begin
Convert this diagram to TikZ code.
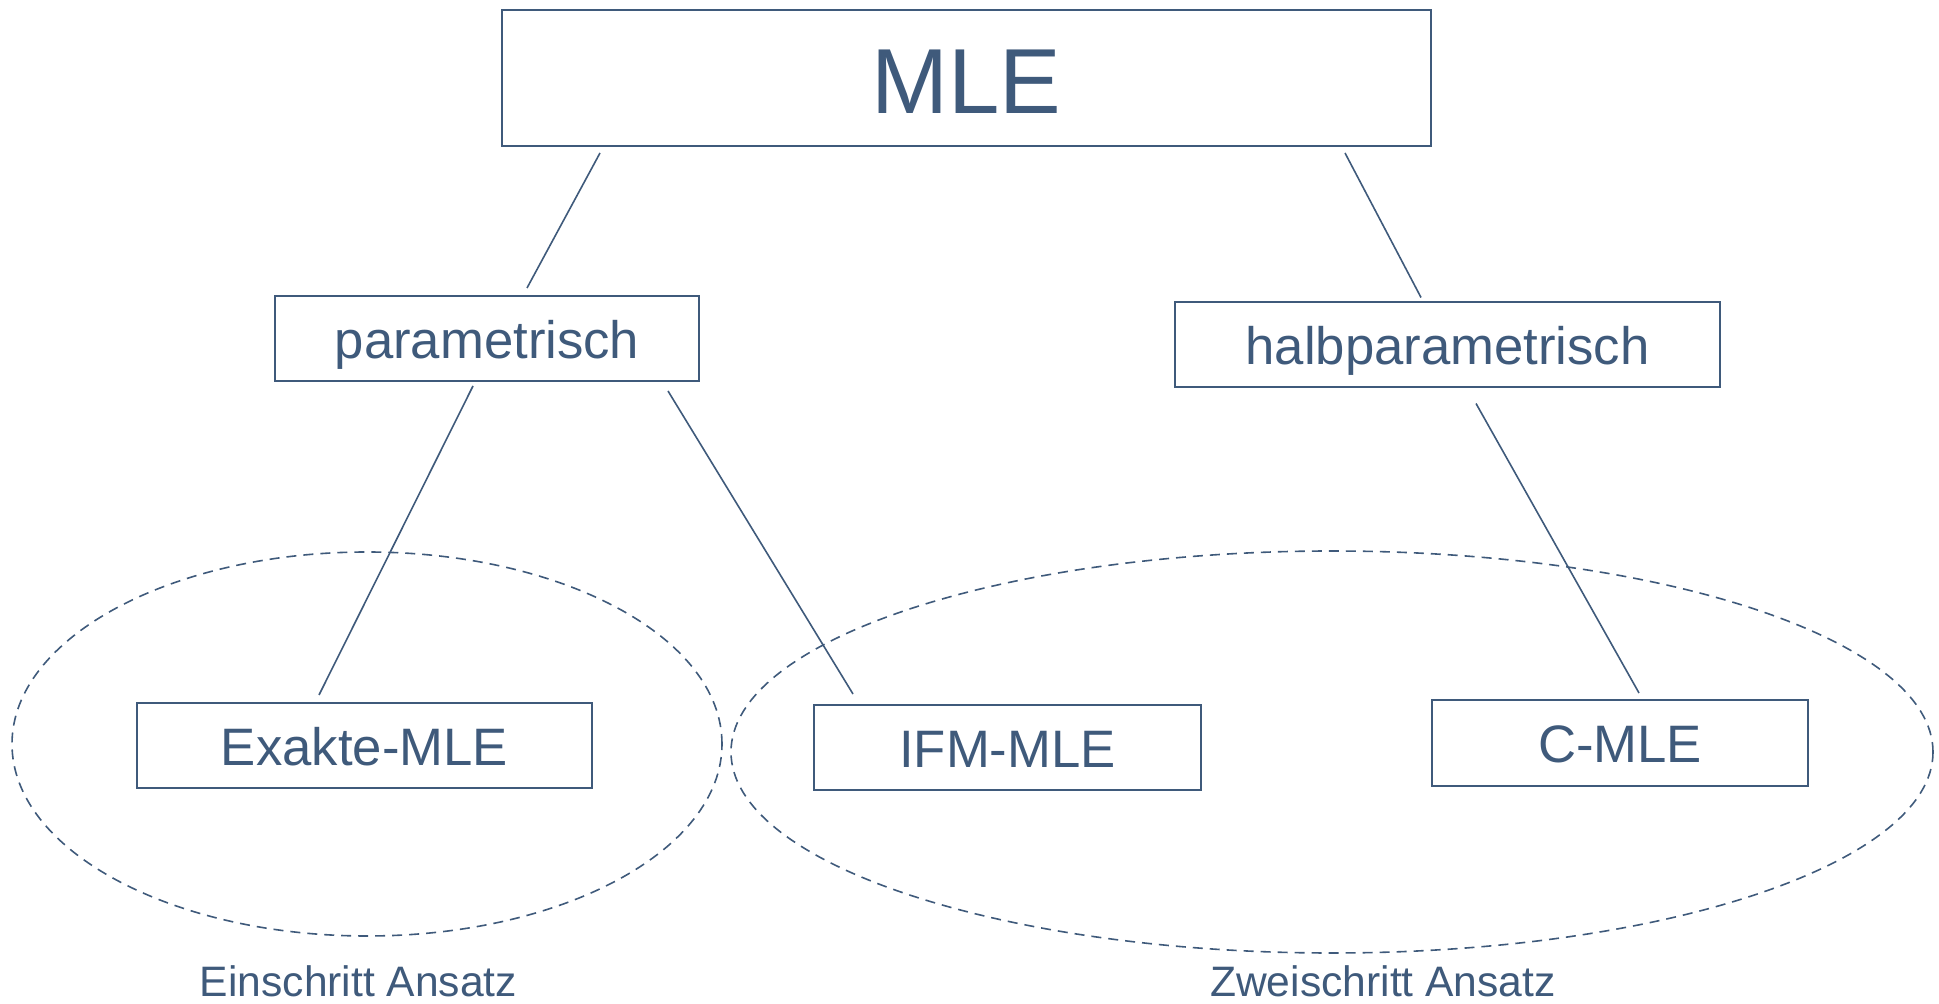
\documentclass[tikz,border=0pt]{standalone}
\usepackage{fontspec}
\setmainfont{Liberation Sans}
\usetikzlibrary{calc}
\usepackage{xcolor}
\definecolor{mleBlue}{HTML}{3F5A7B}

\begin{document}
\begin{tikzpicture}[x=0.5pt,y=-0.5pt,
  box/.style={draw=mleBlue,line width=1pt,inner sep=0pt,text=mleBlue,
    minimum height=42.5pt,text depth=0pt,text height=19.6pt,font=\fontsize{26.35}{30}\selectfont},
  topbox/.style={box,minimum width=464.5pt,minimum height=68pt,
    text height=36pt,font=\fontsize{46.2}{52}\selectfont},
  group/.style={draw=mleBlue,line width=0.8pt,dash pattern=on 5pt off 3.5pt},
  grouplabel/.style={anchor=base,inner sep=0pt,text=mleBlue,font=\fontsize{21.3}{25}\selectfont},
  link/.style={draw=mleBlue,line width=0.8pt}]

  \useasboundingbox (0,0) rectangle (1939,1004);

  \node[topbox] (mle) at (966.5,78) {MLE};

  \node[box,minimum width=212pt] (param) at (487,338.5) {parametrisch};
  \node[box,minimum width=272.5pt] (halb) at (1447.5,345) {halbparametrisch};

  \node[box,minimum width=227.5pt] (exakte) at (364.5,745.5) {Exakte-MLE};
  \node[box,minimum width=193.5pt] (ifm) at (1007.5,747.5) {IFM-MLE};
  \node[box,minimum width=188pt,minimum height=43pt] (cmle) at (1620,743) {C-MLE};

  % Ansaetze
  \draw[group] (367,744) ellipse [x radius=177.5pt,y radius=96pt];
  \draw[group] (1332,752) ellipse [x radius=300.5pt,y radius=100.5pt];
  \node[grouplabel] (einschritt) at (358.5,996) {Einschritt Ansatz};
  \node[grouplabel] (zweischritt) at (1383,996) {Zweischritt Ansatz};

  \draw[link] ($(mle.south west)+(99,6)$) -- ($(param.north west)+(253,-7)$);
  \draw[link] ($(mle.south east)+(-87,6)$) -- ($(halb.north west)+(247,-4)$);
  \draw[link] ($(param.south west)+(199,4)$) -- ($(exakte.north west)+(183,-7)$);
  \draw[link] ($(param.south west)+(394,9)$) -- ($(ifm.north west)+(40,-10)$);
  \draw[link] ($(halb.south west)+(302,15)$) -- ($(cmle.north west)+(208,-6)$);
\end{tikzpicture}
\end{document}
end
Task prompt
Write out each line again precisely as it appears, skipping every picture.

Result of the task
Convert this diagram to TikZ code.
\documentclass[tikz,border=0pt]{standalone}
\usepackage{fontspec}
\setmainfont{Liberation Sans}
\usetikzlibrary{calc}
\usepackage{xcolor}
\definecolor{mleBlue}{HTML}{3F5A7B}

\begin{document}
\begin{tikzpicture}[x=0.5pt,y=-0.5pt,
  box/.style={draw=mleBlue,line width=1pt,inner sep=0pt,text=mleBlue,
    minimum height=42.5pt,text depth=0pt,text height=19.6pt,font=\fontsize{26.35}{30}\selectfont},
  topbox/.style={box,minimum width=464.5pt,minimum height=68pt,
    text height=36pt,font=\fontsize{46.2}{52}\selectfont},
  group/.style={draw=mleBlue,line width=0.8pt,dash pattern=on 5pt off 3.5pt},
  grouplabel/.style={anchor=base,inner sep=0pt,text=mleBlue,font=\fontsize{21.3}{25}\selectfont},
  link/.style={draw=mleBlue,line width=0.8pt}]

  \useasboundingbox (0,0) rectangle (1939,1004);

  \node[topbox] (mle) at (966.5,78) {MLE};

  \node[box,minimum width=212pt] (param) at (487,338.5) {parametrisch};
  \node[box,minimum width=272.5pt] (halb) at (1447.5,345) {halbparametrisch};

  \node[box,minimum width=227.5pt] (exakte) at (364.5,745.5) {Exakte-MLE};
  \node[box,minimum width=193.5pt] (ifm) at (1007.5,747.5) {IFM-MLE};
  \node[box,minimum width=188pt,minimum height=43pt] (cmle) at (1620,743) {C-MLE};

  % Ansaetze
  \draw[group] (367,744) ellipse [x radius=177.5pt,y radius=96pt];
  \draw[group] (1332,752) ellipse [x radius=300.5pt,y radius=100.5pt];
  \node[grouplabel] (einschritt) at (358.5,996) {Einschritt Ansatz};
  \node[grouplabel] (zweischritt) at (1383,996) {Zweischritt Ansatz};

  \draw[link] ($(mle.south west)+(99,6)$) -- ($(param.north west)+(253,-7)$);
  \draw[link] ($(mle.south east)+(-87,6)$) -- ($(halb.north west)+(247,-4)$);
  \draw[link] ($(param.south west)+(199,4)$) -- ($(exakte.north west)+(183,-7)$);
  \draw[link] ($(param.south west)+(394,9)$) -- ($(ifm.north west)+(40,-10)$);
  \draw[link] ($(halb.south west)+(302,15)$) -- ($(cmle.north west)+(208,-6)$);
\end{tikzpicture}
\end{document}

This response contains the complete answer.